EU nationals face delays, difficulties with Brexit settlement scheme, new report finds

The difficulties facing EU nationals wishing to remain living in the UK have been highlighted in a report published on Tuesday (19 November) by Migrant Voice. [Photo: Shutterstock]

The difficulties facing EU nationals wishing to remain living in the UK have been highlighted in a report published by Migrant Voice on Tuesday (19 November).

49% of applicants said they had found the process difficult, while 35% said they faced complications in the application process. 38% of respondents had been asked to provide further evidence of their residence in the UK beyond their National Insurance Number.

“It’s a slap in the face to pay taxes for 10 years and then find out that the state doesn’t even have your records,” said one respondent.

“These findings are deeply concerning, especially given the vast scale of this scheme and the devastating consequences for those who are failed by it or who do not apply before the deadline: the sudden loss of lawful residence in the UK and all the rights that go with that,” said Nazek Ramadan, director of Migrant Voice, a UK-based NGO.

“While we welcome the fact that many people are finding the process a smooth one, it is troubling that so many people are facing significant technical problems, poor guidance, delays and a lack of communication. The severe impact on the health and wellbeing of so many of those applying or facing the prospect of it is equally concerning,” he added.

The Home Office has reported that 2.4 million EU nationals have applied for settled status, including half a million in October.
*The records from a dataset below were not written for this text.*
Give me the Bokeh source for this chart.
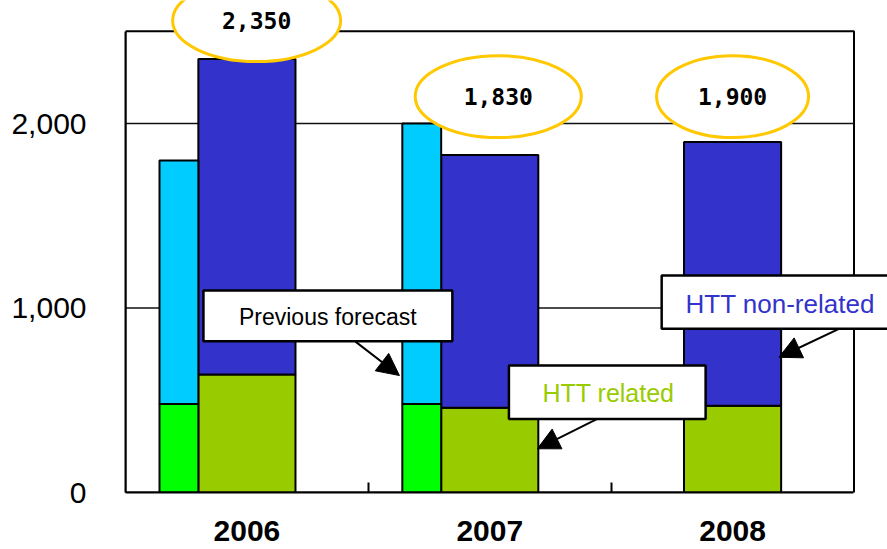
import numpy as np
from bokeh.plotting import figure
from bokeh.models import (ColumnDataSource, Range1d, FixedTicker, NumeralTickFormatter,
                          BoxAnnotation, Label, Arrow, NormalHead)
from bokeh.core.properties import value
from bokeh.embed import file_html
from bokeh.resources import INLINE

# --- data -------------------------------------------------------------
years = ["2006", "2007", "2008"]
htt_related = [640, 460, 470]          # lower segment of the actual bars
totals = [2350, 1830, 1900]            # actual totals (shown in the bubbles)

forecast_years = ["2006", "2007"]
forecast_related = [480, 480]
forecast_totals = [1800, 2000]

y_ticks = [0, 1000, 2000]
y_max = 2500

# --- styling ----------------------------------------------------------
BLUE = "#3333CC"
OLIVE = "#99CC00"
CYAN = "#00CCFF"
GREEN = "#00FF00"
GOLD = "#FFC800"
FONT = "Liberation Sans"

ACTUAL_W = 0.40
FORECAST_W = 0.16

p = figure(width=887, height=549, output_backend="svg", toolbar_location=None,
           x_range=Range1d(0, 3.138), y_range=Range1d(0, 2667),
           min_border_left=125, min_border_right=0, min_border_top=0,
           min_border_bottom=57)
p.outline_line_color = None
p.xgrid.visible = False
p.ygrid.visible = False

centers = np.arange(len(years)) + 0.5
center_of = dict(zip(years, centers))

# plot frame (top / right edges drawn under everything else)
p.add_layout(BoxAnnotation(left=0, right=len(years), bottom=0, top=y_max,
                           fill_color=None, fill_alpha=0, line_color="black",
                           line_alpha=1.0, line_width=2, level="underlay"))

# horizontal grid lines, limited to the frame
p.segment(x0=0, x1=len(years), y0=y_ticks[1:], y1=y_ticks[1:],
          line_color="#111111", line_width=1.5)

# actual bars: related + non-related stacked
actual = ColumnDataSource(dict(
    x=centers,
    related=htt_related,
    total=totals,
))
p.vbar(x="x", width=ACTUAL_W, bottom=0, top="related", source=actual,
       fill_color=OLIVE, line_color="black", line_width=2)
p.vbar(x="x", width=ACTUAL_W, bottom="related", top="total", source=actual,
       fill_color=BLUE, line_color="black", line_width=2)

# previous-forecast bars, placed just left of the actual bars
fx = [center_of[y] - ACTUAL_W / 2 - FORECAST_W / 2 for y in forecast_years]
forecast = ColumnDataSource(dict(
    x=fx,
    related=forecast_related,
    total=forecast_totals,
))
p.vbar(x="x", width=FORECAST_W, bottom=0, top="related", source=forecast,
       fill_color=GREEN, line_color="black", line_width=2)
p.vbar(x="x", width=FORECAST_W, bottom="related", top="total", source=forecast,
       fill_color=CYAN, line_color="black", line_width=2)

# value bubbles above the actual bars
bubble_dx = [0.04, 0.035, 0.0]
bubble_y = [2558, 2146, 2146]
bubble_w = [0.692, 0.684, 0.626]
bubbles = ColumnDataSource(dict(
    x=centers + np.array(bubble_dx),
    y=bubble_y,
    w=bubble_w,
    label=[f"{v:,}" for v in totals],
))
p.ellipse(x="x", y="y", width="w", height=444, source=bubbles,
          fill_color="white", line_color=GOLD, line_width=3)
p.text(x="x", y="y", text="label", source=bubbles,
       text_align="center", text_baseline="middle",
       text_font=value("DejaVu Sans Mono"), text_font_style="bold",
       text_font_size="23px", text_color="black")

# callouts: box, caption, arrow
callouts = [
    # text, color, size, box (l, r, b, t), text pos, arrow (x0, y0, x1, y1)
    ("Previous forecast", "black", "23px", (0.321, 1.346, 820, 1095), (0.833, 951),
     (0.947, 818, 1.128, 634)),
    ("HTT related", OLIVE, "25px", (1.579, 2.389, 399, 688), (1.989, 542),
     (1.943, 399, 1.696, 237)),
    ("HTT non-related", BLUE, "26px", (2.208, 3.18, 887, 1176), (2.696, 1020),
     (2.938, 887, 2.691, 733)),
]
for text, color, size, (l, r, b, t), (tx, ty), (ax0, ay0, ax1, ay1) in callouts:
    p.add_layout(Arrow(x_start=ax0, y_start=ay0, x_end=ax1, y_end=ay1,
                       line_color="black", line_width=2,
                       end=NormalHead(size=22, fill_color="black", line_color="black")))
    p.add_layout(BoxAnnotation(left=l, right=r, bottom=b, top=t,
                               fill_color="white", fill_alpha=1.0,
                               line_color="black", line_alpha=1.0, line_width=2.5))
    p.add_layout(Label(x=tx, y=ty, text=text, text_align="center",
                       text_baseline="middle", text_font=FONT,
                       text_font_size=size, text_color=color))

# axes
p.xaxis.bounds = (0, len(years))
p.xaxis.ticker = FixedTicker(ticks=list(centers), minor_ticks=list(range(1, len(years))))
p.xaxis.major_label_overrides = {float(c): y for c, y in zip(centers, years)}
p.xaxis.major_tick_in = 0
p.xaxis.major_tick_out = 0
p.xaxis.minor_tick_in = 10
p.xaxis.minor_tick_out = 0
p.xaxis.minor_tick_line_width = 2
p.xaxis.axis_line_width = 2
p.xaxis.major_label_standoff = 28
p.xaxis.major_label_text_font = FONT
p.xaxis.major_label_text_font_style = "bold"
p.xaxis.major_label_text_font_size = "30px"
p.xaxis.major_label_text_color = "black"

p.yaxis.bounds = (0, y_max)
p.yaxis.ticker = FixedTicker(ticks=y_ticks)
p.yaxis.formatter = NumeralTickFormatter(format="0,0")
p.yaxis.major_tick_in = 0
p.yaxis.major_tick_out = 0
p.yaxis.minor_tick_line_color = None
p.yaxis.axis_line_width = 2
p.yaxis.major_label_standoff = 39
p.yaxis.major_label_text_font = FONT
p.yaxis.major_label_text_font_size = "30px"
p.yaxis.major_label_text_color = "black"

open("out.html", "w").write(file_html(p, INLINE))
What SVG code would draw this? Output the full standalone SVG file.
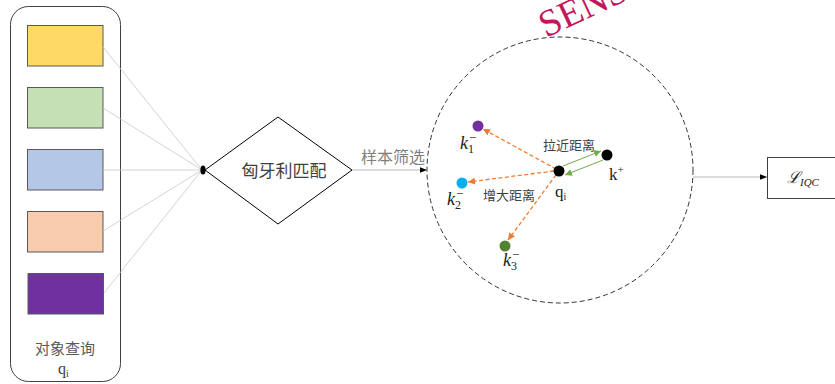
<svg xmlns="http://www.w3.org/2000/svg" width="835" height="384" viewBox="0 0 835 384">
<defs>
<style>
.cn{font-family:"Liberation Serif","Noto Sans CJK SC",serif;}
.lbl{font-family:"Liberation Serif","DejaVu Serif",serif;font-style:italic;fill:#222;}
.feat{stroke:#595959;stroke-width:1;}
.fan{stroke:#c8c8c8;stroke-width:0.8;fill:none;}
.flow{stroke:#b0b0b0;stroke-width:0.9;fill:none;}
.neg{stroke:#ED7D31;stroke-width:1.3;stroke-dasharray:4 2.5;fill:none;}
.pos{stroke:#70AD47;stroke-width:1;fill:none;}
</style>
<marker id="ah" viewBox="0 0 10 10" refX="10" refY="5" markerWidth="7" markerHeight="7" orient="auto" markerUnits="userSpaceOnUse"><path d="M0,1 L10,5 L0,9 Z" fill="#000"/></marker>
<marker id="ahO" viewBox="0 0 10 10" refX="10" refY="5" markerWidth="7" markerHeight="7" orient="auto" markerUnits="userSpaceOnUse"><path d="M0,0 L10,5 L0,10 Z" fill="#ED7D31"/></marker>
<marker id="ahG" viewBox="0 0 10 10" refX="10" refY="5" markerWidth="7" markerHeight="7" orient="auto" markerUnits="userSpaceOnUse"><path d="M0,0 L10,5 L0,10 Z" fill="#70AD47"/></marker>
</defs>
<rect width="835" height="384" fill="#fff"/>

<text class="cn" x="546" y="38" transform="rotate(-25 546 38)" font-size="38" fill="#C2185B">SENSORS</text>

<g id="queries">
<rect x="10.5" y="6.5" width="110" height="375" rx="18" fill="none" stroke="#404040" stroke-width="1"/>
<rect class="feat" x="27.5" y="25.5" width="75.5" height="40.5" fill="#FFD966"/>
<rect class="feat" x="27.5" y="87.5" width="75.5" height="40.5" fill="#C5E0B4"/>
<rect class="feat" x="27.5" y="149.5" width="75.5" height="40.5" fill="#B4C7E7"/>
<rect class="feat" x="27.5" y="211.5" width="75.5" height="40.5" fill="#F8CBAD"/>
<rect class="feat" x="28" y="273.5" width="75.5" height="40.5" fill="#7030A0"/>
<text class="cn" x="65" y="354" font-size="15" fill="#595959" text-anchor="middle">对象查询</text>
<text class="cn" x="58" y="374" font-size="16" fill="#404040">q<tspan font-size="10" dy="3">i</tspan></text>
</g>

<g id="connectors">
<path class="fan" d="M103,47 L202,170 M103,108 L202,170 M103,170 L202,170 M103,231 L202,170 M104,293 L202,170"/>
<ellipse cx="203" cy="170" rx="2.6" ry="4.5" fill="#000"/>
<line class="flow" x1="352" y1="170" x2="427" y2="170" marker-end="url(#ah)"/>
<line class="flow" x1="693" y1="177" x2="767" y2="177" marker-end="url(#ah)"/>
<line class="neg" x1="556" y1="169" x2="483" y2="129" marker-end="url(#ahO)"/>
<line class="neg" x1="554" y1="171" x2="468" y2="182" marker-end="url(#ahO)"/>
<line class="neg" x1="556" y1="175" x2="508" y2="240" marker-end="url(#ahO)"/>
<line class="pos" x1="563" y1="166" x2="601" y2="151" marker-end="url(#ahG)"/>
<line class="pos" x1="603" y1="160" x2="565" y2="175" marker-end="url(#ahG)"/>
</g>

<g id="hungarian">
<polygon points="205,170 278,117 352,170 278,224" fill="#fff" stroke="#000" stroke-width="1"/>
<text class="cn" x="284" y="177" font-size="17" fill="#404040" text-anchor="middle">匈牙利匹配</text>
</g>

<text class="cn" x="393" y="163" font-size="16" fill="#7f7f7f" text-anchor="middle">样本筛选</text>

<g id="sample-space">
<circle cx="560" cy="170" r="133" fill="none" stroke="#333" stroke-width="1" stroke-dasharray="5 3"/>
<text class="cn" x="569" y="150" font-size="13" fill="#404040" text-anchor="middle">拉近距离</text>
<text class="cn" x="509" y="200" font-size="13" fill="#404040" text-anchor="middle">增大距离</text>
</g>

<g id="k1">
<circle cx="478" cy="126" r="5.5" fill="#7030A0"/>
<text class="lbl" x="460" y="149" font-size="18">k<tspan font-size="12" dy="4" font-style="normal">1</tspan><tspan font-size="13" font-style="normal" dx="-5" dy="-11">−</tspan></text>
</g>
<g id="k2">
<circle cx="462" cy="183" r="5.5" fill="#00B0F0"/>
<text class="lbl" x="447" y="205" font-size="18">k<tspan font-size="12" dy="4" font-style="normal">2</tspan><tspan font-size="13" font-style="normal" dx="-5" dy="-11">−</tspan></text>
</g>
<g id="k3">
<circle cx="505" cy="246" r="5.5" fill="#548235"/>
<text class="lbl" x="503" y="266" font-size="18">k<tspan font-size="12" dy="4" font-style="normal">3</tspan><tspan font-size="13" font-style="normal" dx="-5" dy="-11">−</tspan></text>
</g>
<g id="qi">
<circle cx="559" cy="171" r="5.5" fill="#000"/>
<text class="cn" x="555" y="197" font-size="17" fill="#222">q<tspan font-size="10" dy="3">i</tspan></text>
</g>
<g id="kplus">
<circle cx="607" cy="155" r="5.5" fill="#000"/>
<text class="cn" x="609" y="180" font-size="17" fill="#222">k<tspan font-size="11" dy="-7">+</tspan></text>
</g>

<g id="loss">
<rect x="767.5" y="157.5" width="80" height="41" fill="#fff" stroke="#404040" stroke-width="1"/>
<text class="lbl" x="787" y="183" font-size="16" font-family="'DejaVu Serif',serif" font-style="normal">ℒ<tspan font-size="11" dy="3" font-style="italic" font-family="'Liberation Serif',serif">IQC</tspan></text>
</g>
</svg>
However, 40% of these have been given pre-settled status, a figure which increased to 44% in October. Pre-settled status allows applicants to stay in the UK for five more years, at the end of which they will have to apply again for settled status.

The report also suggests that many people have delayed applying for settled status because of fears about the UK government bureaucracy mishandling their case. 33% of respondents told the survey that they hadn’t applied because of fears that they will face problems.

“Lots of people will apply after the date and we expect a lot of complex cases to come up later,” Chris Desira, an immigration lawyer advising the European Commission on the EU Settlement Scheme, has told EURACTIV.

EU officials and civil society activists have warned that people who acquired citizenship rights from a family member or refugee status, or who are less technologically able, may face particular difficulties accessing the scheme.

That, combined with warnings by UK ministers that non-applicants risk being deported, has prompted many to call for the Home Office to extend its June 2020 deadline if the UK leaves the EU with a Brexit deal, or for the government to introduce a ‘declaratory or registration scheme that is not time-limited’.

“There will be people who, ultimately, will be facing removal. That’s an inevitability,” one official working on the settlement scheme told EURACTIV.

Meanwhile, dozens reported having experienced “technical glitches and communication problems” with the Home Office during the process. The app to apply for settled status is currently only available on Android and iPhone 7 devices.

“The message, repeated so often by our politicians, that EEA nationals and their families are welcome here must be made a reality through legislation that guarantees their rights, regardless of the outcome of Brexit, and through a declaratory or registration scheme that works for all,” said Nazek Ramadan.